Write the listing below out again exactly, dropping the images.

-=-=-=-=-

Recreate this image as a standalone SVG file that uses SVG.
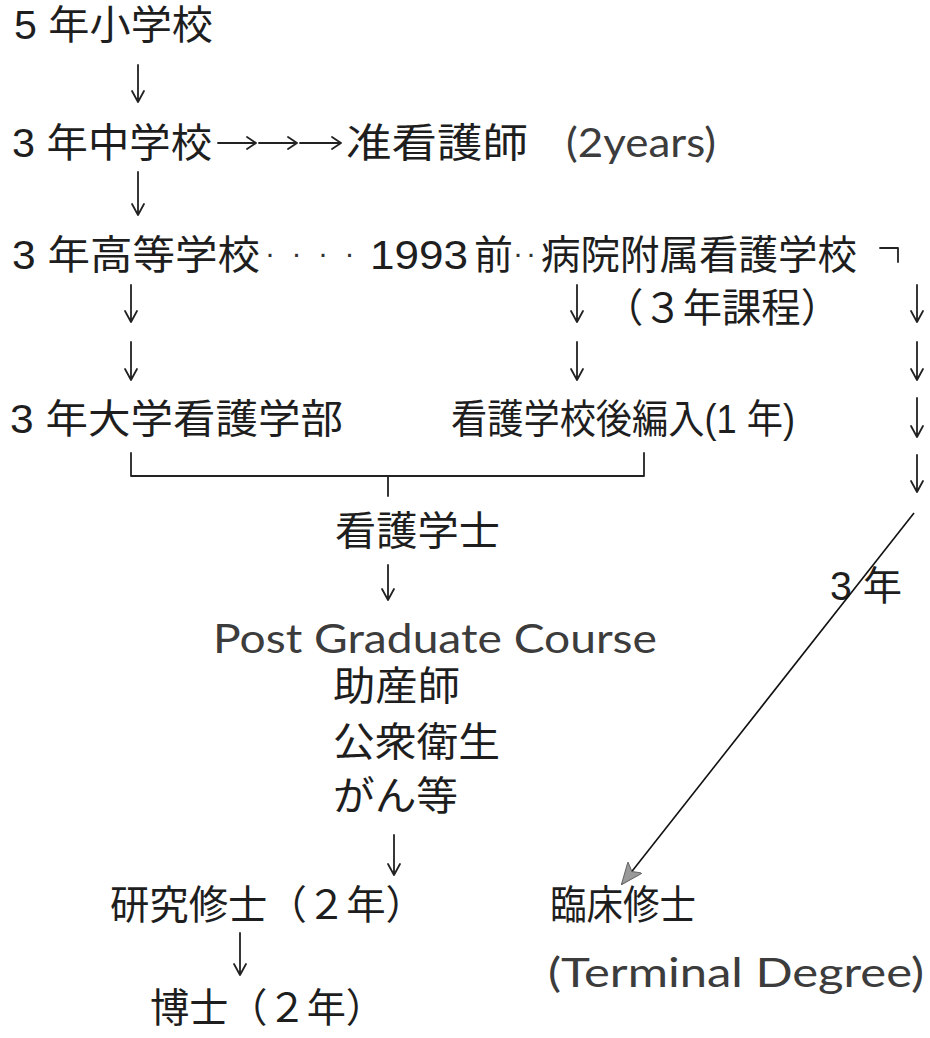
<svg xmlns="http://www.w3.org/2000/svg" width="930" height="1038" viewBox="0 0 930 1038">
<defs>
<style>
.t{font-family:"Liberation Sans","Noto Sans CJK JP",sans-serif;font-size:40px;fill:#1e1e1e}
.g{font-family:"Lato","Noto Sans CJK JP",sans-serif;font-size:40px;fill:#3c3c3c}
.d{font-family:"Liberation Sans",sans-serif;font-size:30px;fill:#333}
.a{fill:none;stroke:#222;stroke-width:1.8;stroke-linecap:round;stroke-linejoin:round}
.ln{fill:none;stroke:#111;stroke-width:1.6}
</style>
<marker id="ah" viewBox="0 0 22 18" refX="21" refY="9" markerWidth="22" markerHeight="18" markerUnits="userSpaceOnUse" orient="auto">
<path d="M0 0 L22 9 L0 18 L5 9 Z" fill="#9a9a9a" stroke="#666" stroke-width="1"/>
</marker>
</defs>
<rect width="930" height="1038" fill="#fff"/>

<g id="n-elementary"><text class="t" x="14" y="39" textLength="199" lengthAdjust="spacingAndGlyphs">5 年小学校</text></g>
<g id="n-junior"><text class="t" x="12" y="157" textLength="200" lengthAdjust="spacingAndGlyphs">3 年中学校</text></g>
<g id="n-assoc-nurse"><text class="t" x="346" y="157" textLength="182" lengthAdjust="spacingAndGlyphs">准看護師</text><text class="g" x="566" y="157" textLength="150" lengthAdjust="spacingAndGlyphs">(2years)</text></g>
<g id="n-high"><text class="t" x="12" y="269" textLength="248" lengthAdjust="spacingAndGlyphs">3 年高等学校</text></g>
<g id="n-1993"><text class="d" x="265" y="263" letter-spacing="16.5">····</text><text class="t" x="370" y="269" textLength="98" lengthAdjust="spacingAndGlyphs">1993</text><text class="t" x="474" y="269" textLength="39" lengthAdjust="spacingAndGlyphs">前</text><text class="d" x="513" y="263" letter-spacing="3">··</text></g>
<g id="n-hospital-school"><text class="t" x="541" y="269" textLength="316" lengthAdjust="spacingAndGlyphs">病院附属看護学校</text><text class="t" x="604" y="322" textLength="236" lengthAdjust="spacingAndGlyphs">（３年課程）</text></g>
<g id="n-univ"><text class="t" x="10" y="433" textLength="333" lengthAdjust="spacingAndGlyphs">3 年大学看護学部</text></g>
<g id="n-transfer"><text class="t" x="451" y="433" textLength="344" lengthAdjust="spacingAndGlyphs">看護学校後編入(1 年)</text></g>
<g id="n-bachelor"><text class="t" x="335" y="545" textLength="165" lengthAdjust="spacingAndGlyphs">看護学士</text></g>
<g id="n-postgrad">
<text class="g" x="213" y="653" font-size="37" textLength="444" lengthAdjust="spacingAndGlyphs">Post Graduate Course</text>
<text class="t" x="333" y="700" textLength="127" lengthAdjust="spacingAndGlyphs">助産師</text>
<text class="t" x="333" y="756" textLength="167" lengthAdjust="spacingAndGlyphs">公衆衛生</text>
<text class="t" x="333" y="810" textLength="125" lengthAdjust="spacingAndGlyphs">がん等</text>
</g>
<g id="n-research-master"><text class="t" x="110" y="919" textLength="315" lengthAdjust="spacingAndGlyphs">研究修士（２年）</text></g>
<g id="n-clinical-master"><text class="t" x="550" y="919" textLength="146" lengthAdjust="spacingAndGlyphs">臨床修士</text><text class="g" x="548" y="987" font-size="38" textLength="376" lengthAdjust="spacingAndGlyphs">(Terminal Degree)</text></g>
<g id="n-doctor"><text class="t" x="150" y="1022" textLength="235" lengthAdjust="spacingAndGlyphs">博士（２年）</text></g>
<g id="l-3years"><text class="t" x="830" y="600" textLength="72" lengthAdjust="spacingAndGlyphs">3 年</text></g>

<g id="connectors">
<path class="a" d="M138 65 V102 M132 91 L138 102 L144 91"/>
<path class="a" d="M138 172 V215 M132 204 L138 215 L144 204"/>
<path class="a" d="M218 143 H256 M247 137 L256 143 L247 149 M259 143 H297 M288 137 L297 143 L288 149 M300 143 H341 M332 137 L341 143 L332 149"/>
<path class="a" d="M131 285 V322 M125 311 L131 322 L137 311"/>
<path class="a" d="M131 342 V380 M125 369 L131 380 L137 369"/>
<path class="a" d="M577 285 V322 M571 311 L577 322 L583 311"/>
<path class="a" d="M577 342 V380 M571 369 L577 380 L583 369"/>
<path class="a" d="M880 248 H898 V262"/>
<path class="a" d="M917 285 V322 M911 311 L917 322 L923 311"/>
<path class="a" d="M917 342 V380 M911 369 L917 380 L923 369"/>
<path class="a" d="M917 398 V437 M911 426 L917 437 L923 426"/>
<path class="a" d="M917 455 V492 M911 481 L917 492 L923 481"/>
<path class="a" d="M131 453 V476 H644 V453 M388 476 V496"/>
<path class="a" d="M388 565 V600 M382 589 L388 600 L394 589"/>
<path class="a" d="M394 835 V875 M388 864 L394 875 L400 864"/>
<path class="a" d="M240 933 V975 M234 964 L240 975 L246 964"/>
<path class="ln" d="M914 513 L622 884" marker-end="url(#ah)"/>
</g>
</svg>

-=-=-=-=-

**CORRECT RESPONSE:**
Recreate this image as a standalone SVG file that uses SVG.
<svg xmlns="http://www.w3.org/2000/svg" width="930" height="1038" viewBox="0 0 930 1038">
<defs>
<style>
.t{font-family:"Liberation Sans","Noto Sans CJK JP",sans-serif;font-size:40px;fill:#1e1e1e}
.g{font-family:"Lato","Noto Sans CJK JP",sans-serif;font-size:40px;fill:#3c3c3c}
.d{font-family:"Liberation Sans",sans-serif;font-size:30px;fill:#333}
.a{fill:none;stroke:#222;stroke-width:1.8;stroke-linecap:round;stroke-linejoin:round}
.ln{fill:none;stroke:#111;stroke-width:1.6}
</style>
<marker id="ah" viewBox="0 0 22 18" refX="21" refY="9" markerWidth="22" markerHeight="18" markerUnits="userSpaceOnUse" orient="auto">
<path d="M0 0 L22 9 L0 18 L5 9 Z" fill="#9a9a9a" stroke="#666" stroke-width="1"/>
</marker>
</defs>
<rect width="930" height="1038" fill="#fff"/>

<g id="n-elementary"><text class="t" x="14" y="39" textLength="199" lengthAdjust="spacingAndGlyphs">5 年小学校</text></g>
<g id="n-junior"><text class="t" x="12" y="157" textLength="200" lengthAdjust="spacingAndGlyphs">3 年中学校</text></g>
<g id="n-assoc-nurse"><text class="t" x="346" y="157" textLength="182" lengthAdjust="spacingAndGlyphs">准看護師</text><text class="g" x="566" y="157" textLength="150" lengthAdjust="spacingAndGlyphs">(2years)</text></g>
<g id="n-high"><text class="t" x="12" y="269" textLength="248" lengthAdjust="spacingAndGlyphs">3 年高等学校</text></g>
<g id="n-1993"><text class="d" x="265" y="263" letter-spacing="16.5">····</text><text class="t" x="370" y="269" textLength="98" lengthAdjust="spacingAndGlyphs">1993</text><text class="t" x="474" y="269" textLength="39" lengthAdjust="spacingAndGlyphs">前</text><text class="d" x="513" y="263" letter-spacing="3">··</text></g>
<g id="n-hospital-school"><text class="t" x="541" y="269" textLength="316" lengthAdjust="spacingAndGlyphs">病院附属看護学校</text><text class="t" x="604" y="322" textLength="236" lengthAdjust="spacingAndGlyphs">（３年課程）</text></g>
<g id="n-univ"><text class="t" x="10" y="433" textLength="333" lengthAdjust="spacingAndGlyphs">3 年大学看護学部</text></g>
<g id="n-transfer"><text class="t" x="451" y="433" textLength="344" lengthAdjust="spacingAndGlyphs">看護学校後編入(1 年)</text></g>
<g id="n-bachelor"><text class="t" x="335" y="545" textLength="165" lengthAdjust="spacingAndGlyphs">看護学士</text></g>
<g id="n-postgrad">
<text class="g" x="213" y="653" font-size="37" textLength="444" lengthAdjust="spacingAndGlyphs">Post Graduate Course</text>
<text class="t" x="333" y="700" textLength="127" lengthAdjust="spacingAndGlyphs">助産師</text>
<text class="t" x="333" y="756" textLength="167" lengthAdjust="spacingAndGlyphs">公衆衛生</text>
<text class="t" x="333" y="810" textLength="125" lengthAdjust="spacingAndGlyphs">がん等</text>
</g>
<g id="n-research-master"><text class="t" x="110" y="919" textLength="315" lengthAdjust="spacingAndGlyphs">研究修士（２年）</text></g>
<g id="n-clinical-master"><text class="t" x="550" y="919" textLength="146" lengthAdjust="spacingAndGlyphs">臨床修士</text><text class="g" x="548" y="987" font-size="38" textLength="376" lengthAdjust="spacingAndGlyphs">(Terminal Degree)</text></g>
<g id="n-doctor"><text class="t" x="150" y="1022" textLength="235" lengthAdjust="spacingAndGlyphs">博士（２年）</text></g>
<g id="l-3years"><text class="t" x="830" y="600" textLength="72" lengthAdjust="spacingAndGlyphs">3 年</text></g>

<g id="connectors">
<path class="a" d="M138 65 V102 M132 91 L138 102 L144 91"/>
<path class="a" d="M138 172 V215 M132 204 L138 215 L144 204"/>
<path class="a" d="M218 143 H256 M247 137 L256 143 L247 149 M259 143 H297 M288 137 L297 143 L288 149 M300 143 H341 M332 137 L341 143 L332 149"/>
<path class="a" d="M131 285 V322 M125 311 L131 322 L137 311"/>
<path class="a" d="M131 342 V380 M125 369 L131 380 L137 369"/>
<path class="a" d="M577 285 V322 M571 311 L577 322 L583 311"/>
<path class="a" d="M577 342 V380 M571 369 L577 380 L583 369"/>
<path class="a" d="M880 248 H898 V262"/>
<path class="a" d="M917 285 V322 M911 311 L917 322 L923 311"/>
<path class="a" d="M917 342 V380 M911 369 L917 380 L923 369"/>
<path class="a" d="M917 398 V437 M911 426 L917 437 L923 426"/>
<path class="a" d="M917 455 V492 M911 481 L917 492 L923 481"/>
<path class="a" d="M131 453 V476 H644 V453 M388 476 V496"/>
<path class="a" d="M388 565 V600 M382 589 L388 600 L394 589"/>
<path class="a" d="M394 835 V875 M388 864 L394 875 L400 864"/>
<path class="a" d="M240 933 V975 M234 964 L240 975 L246 964"/>
<path class="ln" d="M914 513 L622 884" marker-end="url(#ah)"/>
</g>
</svg>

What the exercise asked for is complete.